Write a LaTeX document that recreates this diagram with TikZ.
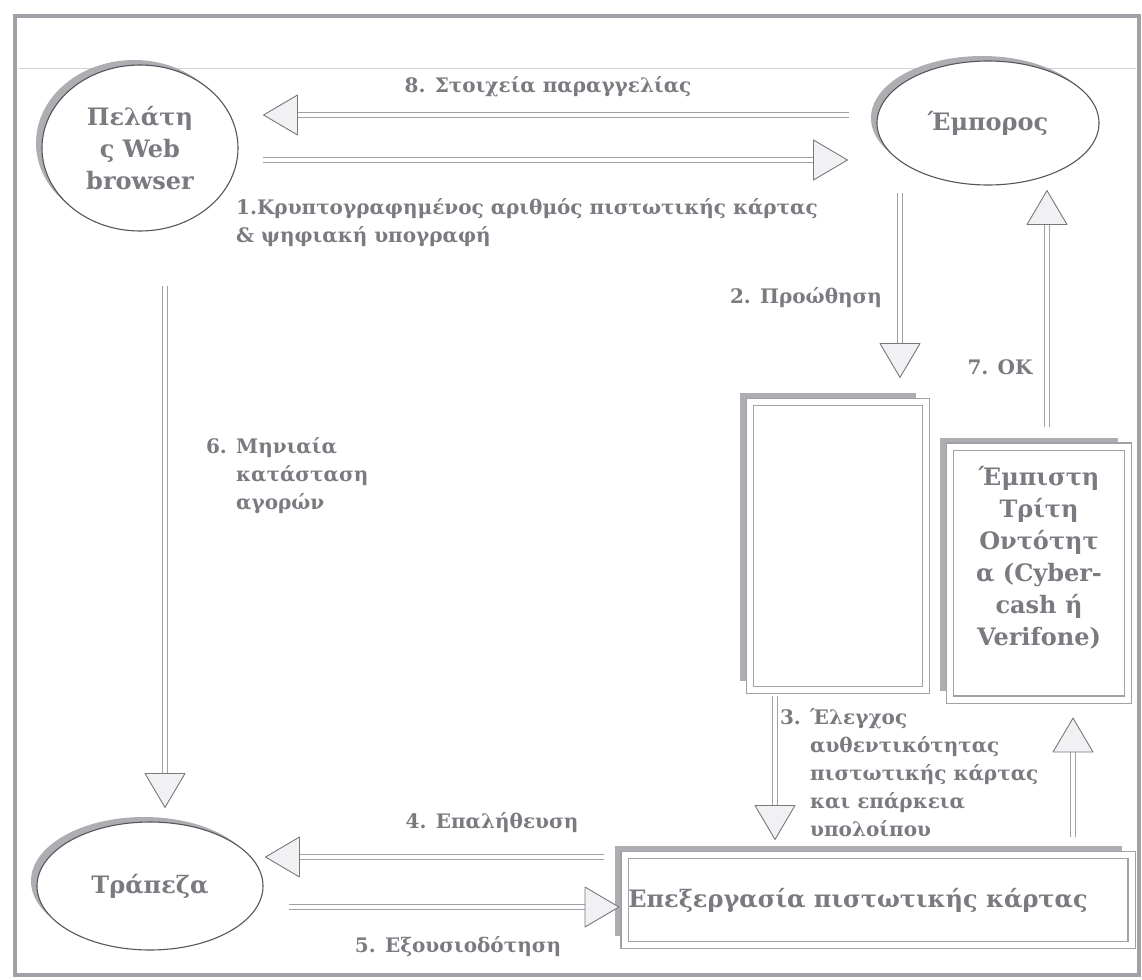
\documentclass[tikz,border=0pt]{standalone}
\usepackage{fontspec}
\setmainfont{DejaVu Serif}
\usetikzlibrary{calc,shadows,shapes.geometric}

\definecolor{ink}{HTML}{7A7A80}
\definecolor{rulegray}{HTML}{A0A0A6}
\definecolor{shade}{HTML}{ADADB2}
\definecolor{edge}{HTML}{55555C}
\definecolor{headfill}{HTML}{F1F1F4}

\tikzset{
  lbl/.style={text=ink, inner sep=0pt, font=\fontsize{20}{28}\selectfont\bfseries},
  party/.style={ellipse, draw=edge, line width=1.1pt, fill=white, inner sep=0pt,
    text=ink, align=center, font=\fontsize{24}{32}\selectfont\bfseries,
    general shadow={shadow xshift=-6pt, shadow yshift=5pt, fill=shade}},
  panel/.style={rectangle, draw=rulegray, line width=1.1pt, double=white,
    double distance=6pt, fill=white, inner sep=0pt, text=ink,
    font=\fontsize{24}{32}\selectfont\bfseries,
    general shadow={shadow xshift=-10pt, shadow yshift=9pt, fill=shade}},
  flowshaft/.style={draw=rulegray, line width=1.8pt, double=white,
    double distance=3.2pt, shorten >=28pt},
  flowhead/.style={draw=edge!80, fill=headfill, line width=0.9pt, line join=round},
  outerframe/.style={draw=rulegray, line width=4pt},
}

% double-line flow arrow with a hollow triangular head
\newcommand\flowarrow[2]{%
  \draw[flowshaft] (#1) -- (#2);
  \draw[flowhead] (#2) -- ($(#2)!39.4pt!30.5:(#1)$) -- ($(#2)!39.4pt!-30.5:(#1)$) -- cycle;
}

\begin{document}
\begin{tikzpicture}[x=1pt, y=-1pt]
\useasboundingbox (0,0) rectangle (1142,979);

% page frame
\draw[outerframe] (15,16) rectangle (1139,975);
\draw[rulegray!45, line width=0.8pt] (18,68) -- (1136,68);

% parties
\node[party, minimum width=196pt, minimum height=166pt] (client) at (140,148)
  {Πελάτη\\ς Web\\browser};
\node[party, minimum width=222pt, minimum height=124pt] (merchant) at (988,123)
  {Έμπορος};
\node[party, minimum width=226pt, minimum height=128pt] (bank) at (150,886)
  {Τράπεζα};

% processing boxes
\node[panel, minimum width=176pt, minimum height=288pt] (gateway) at (838,546) {};
% an empty last row lifts the caption towards the top of the box
\node[panel, minimum width=178pt, minimum height=253pt] (ttp) at (1039,573)
  {\begin{tabular}{@{}c@{}}Έμπιστη\\Τρίτη\\Οντότητ\\α (Cyber-\\cash ή\\Verifone)\\[-4pt]\mbox{}\end{tabular}};
% the caption sits a little left of the box centre
\node[panel, minimum width=507pt, minimum height=90pt] (proc) at (878,900)
  {\hspace*{-40pt}Επεξεργασία πιστωτικής κάρτας};

% arrow end points, taken from the nodes they join
\coordinate (a8s) at ($(merchant.west)+(-27,-8)$);
\coordinate (a8e) at ($(client.east)+(25,-33)$);
\coordinate (a1s) at ($(client.east)+(24,12)$);
\coordinate (a1e) at ($(merchant.west)+(-29,37)$);
\coordinate (a2s) at ($(merchant.south)+(-88,7)$);
\coordinate (a2e) at ($(gateway.north)+(62,-24)$);
\coordinate (a7s) at ($(ttp.north)+(8,-19)$);
\coordinate (a7e) at ($(merchant.south)+(59,5)$);
\coordinate (a6s) at ($(client.south)+(25,54)$);
\coordinate (a6e) at ($(bank.north)+(15,-14)$);
\coordinate (a3s) at ($(gateway.south)+(-63,5)$);
\coordinate (a3e) at ($(proc.north)+(-103,-15)$);
\coordinate (a9s) at ($(proc.north)+(195,-17)$);
\coordinate (a9e) at ($(ttp.south)+(34,18)$);
\coordinate (a4s) at ($(proc.west)+(-20,-43)$);
\coordinate (a4e) at ($(bank.east)+(2,-29)$);
\coordinate (a5s) at ($(bank.east)+(25,21)$);
\coordinate (a5e) at ($(proc.west)+(-5,7)$);

\flowarrow{a8s}{a8e}
\flowarrow{a1s}{a1e}
\flowarrow{a2s}{a2e}
\flowarrow{a7s}{a7e}
\flowarrow{a6s}{a6e}
\flowarrow{a3s}{a3e}
\flowarrow{a9s}{a9e}
\flowarrow{a4s}{a4e}
\flowarrow{a5s}{a5e}

% labels
\node[lbl] (t8) at (548,87) {8. Στοιχεία παραγγελίας};
\node[lbl, anchor=north west, align=left] (t1) at (236,198)
  {1.Κρυπτογραφημένος αριθμός πιστωτικής κάρτας\\\& ψηφιακή υπογραφή};
\node[lbl] (t2) at (806,298) {2. Προώθηση};
\node[lbl] (t7) at (1000,367) {7. OK};
\node[lbl, anchor=north west, align=left] (t6) at (236,437)
  {\llap{6. }Μηνιαία\\κατάσταση\\αγορών};
\node[lbl, anchor=north west, align=left] (t3) at (810,708)
  {\llap{3. }Έλεγχος\\αυθεντικότητας\\πιστωτικής κάρτας\\και επάρκεια\\υπολοίπου};
\node[lbl] (t4) at (492,823) {4. Επαλήθευση};
\node[lbl] (t5) at (458,947) {5. Εξουσιοδότηση};
\end{tikzpicture}
\end{document}
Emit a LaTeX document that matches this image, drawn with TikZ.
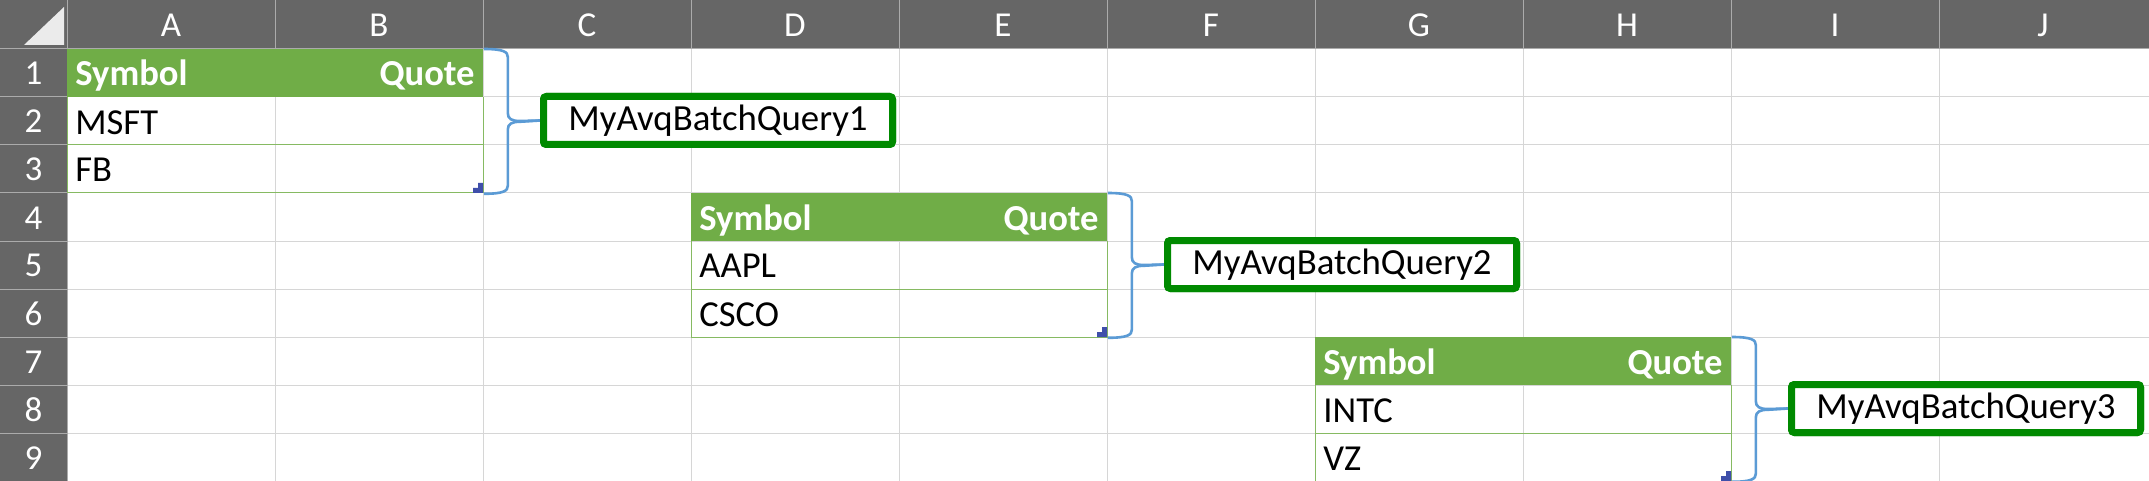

TO DO :: Find "that". Copy every line it occurs in.

RESULT BELOW ::
Write a LaTeX document that recreates this diagram with TikZ.
Emit a LaTeX document that matches this image, drawn with TikZ.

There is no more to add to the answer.